Litha (around June 21)   —   It was believed that whatever one dreamed on this night would come true (thus the Shakespeare play A Midsummer Night's Dream).   On this longest day of the year, the Sun God is at the peak of his power.

Astronomically speaking, Litha is the first day of summer.   In some cultures, the ancient calendars showed summer beginning on May 1 and ending on August 1.   Thus June 21 was, to them, "midsummer."

Other names for Litha:   Alba Helfin, Midsummer, Vestalia, Whitsuntide, Gwyl Canol Haf.


Lughnassadh (August 1)   —   A festival of firstfruits (the first harvest).   It is associated with the baking of bread.   The days are becoming shorter and shorter as the Sun God's power wanes.

In ancient Ireland, sporting competitions were held to celebrate the beginning of harvest.

Other cultures have "first harvest" festivals.   The Jewish feast of Pentecost is the feast of firstfruits.   There was a ritual where the high priest would ceremonially cut the first grain in the field and wave it to Yahweh in a "wave offering."

Other names for Lughnassadh:   Lammas, Loaf-Mass, Lammas-Tide, Ceresalia, Elembiuos, First Harvest, Lad Day, Lugh Samhioldanach, Nos Calon Awst.


Mabon (around September 21)   —   Festival of the Second Harvest.   Sometimes called the Witches' Thanksgiving.   Named for Mabon, the son of Modron, who is a hunter god.   According to tradition, this is when the old Sun God, who was born last Yule, dies.   The Great Mother is pregnant with the new Sun God, who will be born in three months.

Other names for Mabon:   Alban Elfed, Festival of Dionysus, Second Harvest, Wine Harvest, Harvest Home, Gwyl Canol Hydref, Harvest Home, Harvestide.
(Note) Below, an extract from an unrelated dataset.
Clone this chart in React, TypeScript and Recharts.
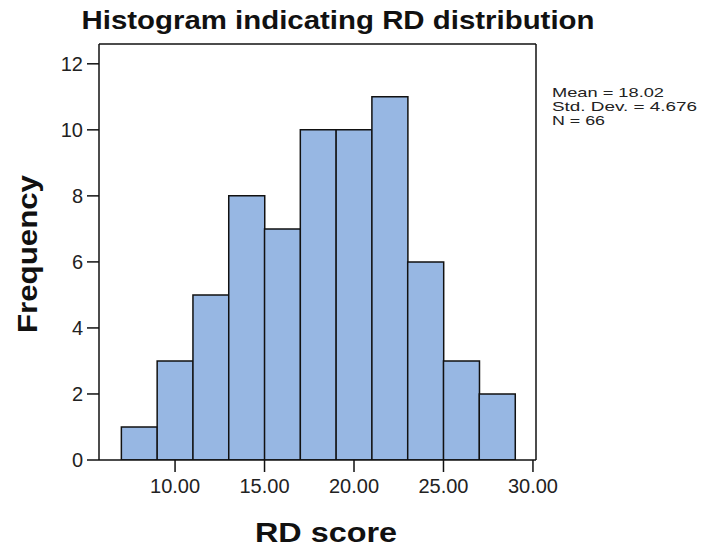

      "Beyond any myths, beyond the human-imposed structure of holidays and festivals, lies the true Wheel of the Year.   Forget every book you've read, everything you've been told.   Forget what our supposedly Pagan ancestors did on each holiday, what the days meant to them.   Forget everything you know about the Wheel, and go out and learn the seasons from the seasons themselves."